Paraiba tourmalines are very rare and sometimes command astronomical prices (hundreds of thousands of euros). What distinguishes them from other tourmaline is their colour, which is an intense bluish green or a very distinctive bright blue, the best examples being extremely rare stones. Their name comes from the fact that they were discovered in the state of Paraiba, Brazil, in the 1990s. They are now also found in the Brazilian state of Rio Grande do Norte, in Nigeria and in Mozambique.
Quite often (in fact, almost always …), citrine quartz is called topaz. This is misleading and, in some cases, may have negative consequences as, strictly speaking, they are two different things. This is because yellow topaz and citrine quartz are the same colour, and most come from the same country, Brazil. Currently, yellow topaz has a higher commercial value than citrine, and because the name is better known and catchier, unscrupulous traders are tempted to dupe less well-informed consumers and other traders.
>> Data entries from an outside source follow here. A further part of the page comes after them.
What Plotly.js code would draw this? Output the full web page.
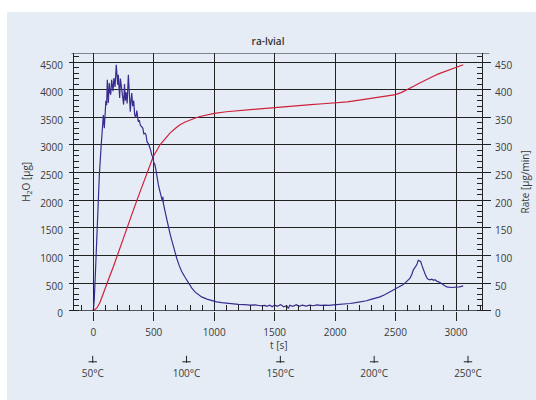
<!DOCTYPE html>
<html><head><meta charset="utf-8">
<script src="https://cdn.plot.ly/plotly-3.0.1.min.js"></script>
<style>
html,body{margin:0;padding:0;background:#ffffff;}
#chart{position:absolute;left:7px;top:12px;width:529px;height:388px;}
</style></head>
<body><div id="chart"></div>
<script>
// ---- data ----
const title = "ra-lvial";
// Rate curve (right axis, µg/min)
const rateT = [0,8,16,24,32,41,50,64,75,83,91,97,104,110,116,124,132,138,144,152,158,163,171,180,190,196,202,207,212,218,224,232,240,251,258,265,272,280,290,298,306,312,318,326,334,342,351,360,366,372,380,390,400,410,418,428,436,445,455,465,475,483,492,500,510,518,524,531,538,552,566,572,576,579,593,607,620,634,648,662,676,690,710,731,760,786,815,841,870,896,940,979,1020,1062,1110,1158,1200,1250,1296,1340,1380,1420,1434,1460,1480,1500,1520,1550,1575,1600,1613,1625,1650,1680,1700,1730,1760,1790,1820,1848,1880,1920,1950,1985,2030,2080,2123,2170,2220,2261,2289,2330,2371,2410,2454,2500,2537,2560,2578,2600,2620,2635,2647,2660,2675,2688,2698,2708,2718,2730,2745,2758,2770,2785,2800,2815,2826,2845,2868,2895,2923,2960,3006,3030,3060];
const rateV = [0,20,60,110,160,205,245,295,335,354,330,357,380,372,418,376,412,395,391,418,400,397,421,405,445,425,409,427,410,385,420,405,395,373,410,380,395,375,427,390,360,380,394,370,380,355,349,362,350,342,345,335,333,330,320,321,318,305,303,298,290,282,278,268,264,255,246,238,228,215,204,198,206,195,180,164,152,140,128,116,105,95,82,71,60,50,41,34,29,25,21,18,16,14.5,13,12,11.5,11,10,10.5,9,9.5,8,10,7,10.5,8,11,7,9,4,10,8,11,8,10,8.5,10,9,10.5,9.5,10,9.5,10.5,11,12,13,14.5,16,18,20,22,25,29,34,39,43,47,50,54,59,66,74,78,83,91,90,89,82,74,66,60,57,56,57,55,56,53,51,47,43,42,42,43,45];
// Cumulative H2O curve (left axis, µg)
const waterT = [0,30,55,90,124,165,207,250,290,330,372,415,455,496,552,600,634,680,717,760,800,850,883,950,1000,1100,1200,1300,1400,1500,1600,1700,1800,1900,2000,2100,2200,2300,2400,2500,2550,2600,2650,2700,2750,2800,2850,2900,2950,3000,3060];
const waterV = [0,50,150,340,556,790,1040,1300,1553,1810,2065,2320,2549,2790,3002,3130,3214,3300,3364,3415,3455,3492,3514,3550,3570,3600,3620,3640,3660,3675,3690,3710,3730,3745,3760,3780,3810,3840,3870,3910,3950,4000,4060,4120,4180,4230,4280,4320,4360,4400,4450];
// Temperature scale
const tempVals = [50,100,150,200,250];
const tempText = ["50°C","100°C","150°C","200°C","250°C"];

const FONT = "Open Sans, Noto Sans, sans-serif";
const TXT = "#3a3a3a";
const GRID = "#222222";

// vertical placement of the temperature tick glyph parts inside the small strip axis (range -1..1)
const TEMP_MARK_Y = -0.57;
const TEMP_BASE_Y = -0.97;

const traces = [
  {x: waterT, y: waterV, type: "scatter", mode: "lines", xaxis: "x", yaxis: "y",
   line: {color: "#d0203a", width: 1.2}, hoverinfo: "skip"},
  {x: rateT, y: rateV, type: "scatter", mode: "lines", xaxis: "x", yaxis: "y2",
   line: {color: "#3a2c8e", width: 1.2}, hoverinfo: "skip"},
  {x: tempVals, y: tempVals.map(() => TEMP_MARK_Y), xaxis: "x3", yaxis: "y3", type: "scatter", mode: "markers",
   cliponaxis: false, hoverinfo: "skip",
   marker: {symbol: "line-ns", size: 5, color: GRID, line: {width: 1, color: GRID}}},
  {x: tempVals, y: tempVals.map(() => TEMP_BASE_Y), xaxis: "x3", yaxis: "y3", type: "scatter", mode: "markers",
   cliponaxis: false, hoverinfo: "skip",
   marker: {symbol: "line-ew", size: 6, color: GRID, line: {width: 1, color: GRID}}}
];

const yDom = [0.166, 1];
const layout = {
  width: 529, height: 388,
  margin: {l: 67, r: 54, t: 41, b: 38},
  paper_bgcolor: "#e5ecf5",
  plot_bgcolor: "#e5ecf5",
  showlegend: false,
  font: {family: FONT, size: 10, color: TXT},
  title: {text: title, x: 0.4934, xref: "container", y: 0.9235, yref: "container",
          xanchor: "center", yanchor: "middle", font: {family: FONT, size: 10, color: "#333", weight: 600}},
  xaxis: {
    range: [-159.6, 3215], domain: [0, 1], anchor: "y",
    tickvals: [0,500,1000,1500,2000,2500,3000],
    showgrid: true, gridcolor: GRID, gridwidth: 1,
    zeroline: false, showline: false,
    ticks: "outside", ticklen: 9, tickcolor: GRID, tickwidth: 1,
    minor: {dtick: 100, tick0: 0, ticks: "inside", ticklen: 6, tickcolor: GRID, showgrid: false},
    ticklabelstandoff: 3,
    tickfont: {family: FONT, size: 10, color: TXT}
  },
  xaxis3: {
    domain: [0, 1], anchor: "y3",
    range: [40.03, 257.46],
    tickvals: tempVals, ticktext: tempText,
    showgrid: false, zeroline: false, showline: false,
    ticks: "", ticklabelstandoff: 4,
    tickfont: {family: FONT, size: 10, color: TXT}
  },
  yaxis3: {
    domain: [0, 0.04], anchor: "x3", range: [-1, 1],
    visible: false, showgrid: false, zeroline: false, showline: false
  },
  yaxis: {
    range: [0, 4663], domain: yDom, anchor: "x",
    dtick: 500, tick0: 0,
    showgrid: true, gridcolor: GRID, gridwidth: 1,
    zeroline: false, showline: true, linecolor: GRID, linewidth: 1,
    ticks: "outside", ticklen: 4, tickcolor: GRID,
    minor: {dtick: 100, tick0: 0, ticks: "inside", ticklen: 5, tickcolor: GRID, showgrid: false},
    ticklabelstandoff: 4, ticklabelshift: 3,
    tickfont: {family: FONT, size: 10, color: TXT},
    title: {text: "H<sub>2</sub>O [µg]", standoff: 7, font: {family: FONT, size: 10, color: TXT}}
  },
  yaxis2: {
    range: [0, 466.3], domain: yDom, anchor: "x", overlaying: "y", side: "right",
    dtick: 50, tick0: 0,
    showgrid: false, zeroline: false, showline: true, linecolor: GRID, linewidth: 1,
    ticks: "outside", ticklen: 8, tickcolor: GRID,
    minor: {dtick: 10, tick0: 0, ticks: "inside", ticklen: 5, tickcolor: GRID, showgrid: false},
    ticklabelstandoff: 2, ticklabelshift: 3,
    tickfont: {family: FONT, size: 10, color: TXT},
    title: {text: "Rate [µg/min]", standoff: 10, font: {family: FONT, size: 10, color: TXT}}
  },
  annotations: [
    {text: "t [s]", xref: "paper", yref: "paper", x: 0.5, y: 0.054, xanchor: "center", yanchor: "middle",
     showarrow: false, font: {family: FONT, size: 10, color: TXT}}
  ],
  shapes: [
    {type: "line", xref: "paper", yref: "y", x0: -0.006, x1: 1.018, y0: 0, y1: 0,
     line: {color: GRID, width: 1.2}},
    {type: "line", xref: "paper", yref: "y", x0: -0.006, x1: 1.018, y0: 4663, y1: 4663,
     line: {color: GRID, width: 1.2}}
  ]
};

Plotly.newPlot("chart", traces, layout, {staticPlot: true, displayModeBar: false});
</script></body></html>
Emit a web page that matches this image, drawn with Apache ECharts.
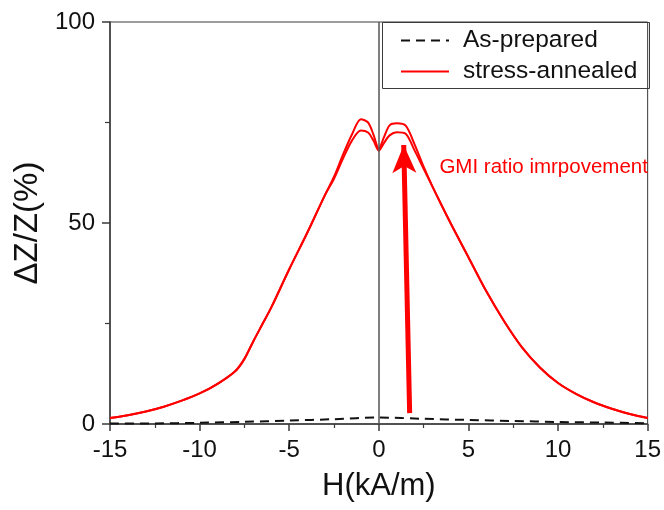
<!DOCTYPE html>
<html>
<head>
<meta charset="utf-8">
<script src="https://cdn.jsdelivr.net/npm/echarts@6/dist/echarts.min.js"></script>
<style>html,body{margin:0;padding:0;background:#fff}#c{width:664px;height:510px}</style>
</head>
<body>
<div id="c"></div>
<script>
// ---- data ----
const H_annealed = [-15,-14,-13,-12,-11,-10,-9,-8,-7.5,-7,-6.5,-6,-5,-4,-3,-2.5,-2,-1.5,-1,-0.6,-0.3,0,0.3,0.6,1,1.5,2,2.5,3,4,5,6,7,8,9,10,11,12,13,14,15];
const annealedUp = [1.5,2.2,3.1,4.3,5.8,7.6,10,13.2,16.2,20.6,24.8,29,38.5,47.5,57,61.5,67,72,75.8,75,72,68.5,71.5,74.3,74.8,74.2,69.5,64,59,50,41.5,33,25.5,19,14,10.2,7.5,5.4,3.8,2.5,1.5];
const annealedDown = [1.5,2.2,3.1,4.3,5.8,7.6,10,13.2,16.2,20.6,24.8,29,38.5,47.5,57,61,66,70.5,73,72.5,70.5,68,70,71.8,72.6,72.2,68,63.5,59,50,41.5,33,25.5,19,14,10.2,7.5,5.4,3.8,2.5,1.5];
const H_prepared = [-15,-12.5,-10,-7.5,-5,-2.5,0,2.5,5,7.5,10,12.5,15];
const prepared = [0.1,0.15,0.3,0.55,0.85,1.2,1.6,1.3,1.0,0.75,0.5,0.35,0.2];
const xTicks = [-15,-10,-5,0,5,10,15];
const yTicks = [0,50,100];
const seriesNames = ['As-prepared','stress-annealed'];
const annotationText = 'GMI ratio imrpovement';
const annotationAt = [3.38, 63.9];
const arrowFrom = [1.72, 2.7];
const arrowTo = [1.39, 69.4];

const pairs = (xs, ys) => xs.map((x, i) => [x, ys[i]]);
const FONT = '"Liberation Sans", Arial, sans-serif';
const RED = '#ff0000';
const AX = '#3a3a3a';

const chart = echarts.init(document.getElementById('c'), null, {renderer: 'canvas'});
chart.setOption({
  animation: false,
  backgroundColor: '#fff',
  textStyle: {fontFamily: FONT},
  grid: {left: 110, right: 14, top: 22, bottom: 86, show: true, borderColor: AX, borderWidth: 1},
  legend: {
    data: seriesNames,
    orient: 'vertical',
    left: 400, top: 28,
    itemWidth: 48, itemHeight: 14, itemGap: 6,
    itemStyle: {opacity: 0},
    textStyle: {fontFamily: FONT, fontSize: 24.5, color: '#111', lineHeight: 24, padding: [0, 0, 0, 9]},
    padding: 0
  },
  graphic: [{
    type: 'rect', silent: true, z: 10,
    shape: {x: 382.5, y: 22.5, width: 267, height: 66},
    style: {fill: 'none', stroke: AX, lineWidth: 1}
  }],
  xAxis: {
    type: 'value', min: xTicks[0], max: xTicks[xTicks.length - 1], interval: 5,
    name: 'H(kA/m)', nameLocation: 'middle', nameGap: 47,
    nameTextStyle: {fontFamily: FONT, fontSize: 31, color: '#111'},
    axisLine: {show: true, onZero: false, lineStyle: {color: AX, width: 1.5}},
    axisTick: {show: true, length: 7, lineStyle: {color: AX, width: 1.5}},
    minorTick: {show: true, splitNumber: 2, length: 4, lineStyle: {color: AX, width: 1.2}},
    axisLabel: {fontFamily: FONT, fontSize: 24, color: '#111', margin: 14},
    splitLine: {show: false}
  },
  yAxis: {
    type: 'value', min: yTicks[0], max: yTicks[yTicks.length - 1], interval: 50,
    name: 'ΔZ/Z(%)', nameLocation: 'middle', nameGap: 59,
    nameTextStyle: {fontFamily: FONT, fontSize: 33, color: '#111'},
    axisLine: {show: true, onZero: false, lineStyle: {color: AX, width: 1.5}},
    axisTick: {show: true, length: 8, lineStyle: {color: AX, width: 1.5}},
    minorTick: {show: true, splitNumber: 2, length: 5, lineStyle: {color: AX, width: 1.2}},
    axisLabel: {fontFamily: FONT, fontSize: 24, color: '#111', margin: 15},
    splitLine: {show: false}
  },
  series: [
    {
      name: seriesNames[0], type: 'line', data: pairs(H_prepared, prepared),
      symbol: 'none', smooth: 0.3, z: 3,
      lineStyle: {color: '#111', width: 2, type: [9, 6]},
      itemStyle: {color: '#111'},
      markLine: {
        silent: true, symbol: ['none', 'none'], label: {show: false},
        lineStyle: {color: '#555', width: 1.5, type: 'solid'},
        data: [{xAxis: 0}]
      }
    },
    {
      name: seriesNames[1], type: 'line', data: pairs(H_annealed, annealedUp),
      symbol: 'none', smooth: 0.3, z: 4,
      lineStyle: {color: RED, width: 2},
      itemStyle: {color: RED},
      markLine: {
        silent: true, symbol: ['none', 'arrow'], symbolSize: [18, 28],
        label: {show: false},
        lineStyle: {color: RED, width: 5, type: 'solid'},
        data: [[{coord: arrowFrom}, {coord: arrowTo}]]
      },
      markPoint: {
        silent: true, symbol: 'circle', symbolSize: 0,
        label: {show: true, position: 'right', distance: 0, formatter: annotationText,
                fontFamily: FONT, fontSize: 20.5, color: RED},
        data: [{coord: annotationAt}]
      }
    },
    {
      name: seriesNames[1], type: 'line', data: pairs(H_annealed, annealedDown),
      symbol: 'none', smooth: 0.3, z: 4,
      lineStyle: {color: RED, width: 2},
      itemStyle: {color: RED}
    }
  ]
});
</script>
</body>
</html>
Ceylon, now called Sri Lanka, is one of the oldest regions for sapphires, not only blue ones, but also yellow, gold, pink and other colours. The expression “Ceylon Sapphire” became synonymous with lighter blue sapphires due to the quantity of this material that, at least until the 1980s, traditionally came from this island. As a merely commercial expression, it does not indicate the origin of the gem. Also, Sri Lanka has sapphires with a more saturated and intense colour, which are considered better quality in the market, making this expression even less relevant. In short, the expression should be understood as merely an old commercial term.
Platinum is a particularly rare and valuable precious metal. To obtain one gram of platinum it is necessary to extract more than 300 kg of ore – while ‘only’ 100 kg are needed to obtain a gram of gold. Platinum also melts at a higher temperature (1,773º) than gold (1,063º) or silver (960º) and is harder, heavier and more resistant than other metals used in jewellery and timepieces; a platinum object weighs 35% more than the equivalent in 18-carat gold. Platinum is almost always used in a very pure alloy (95% platinum).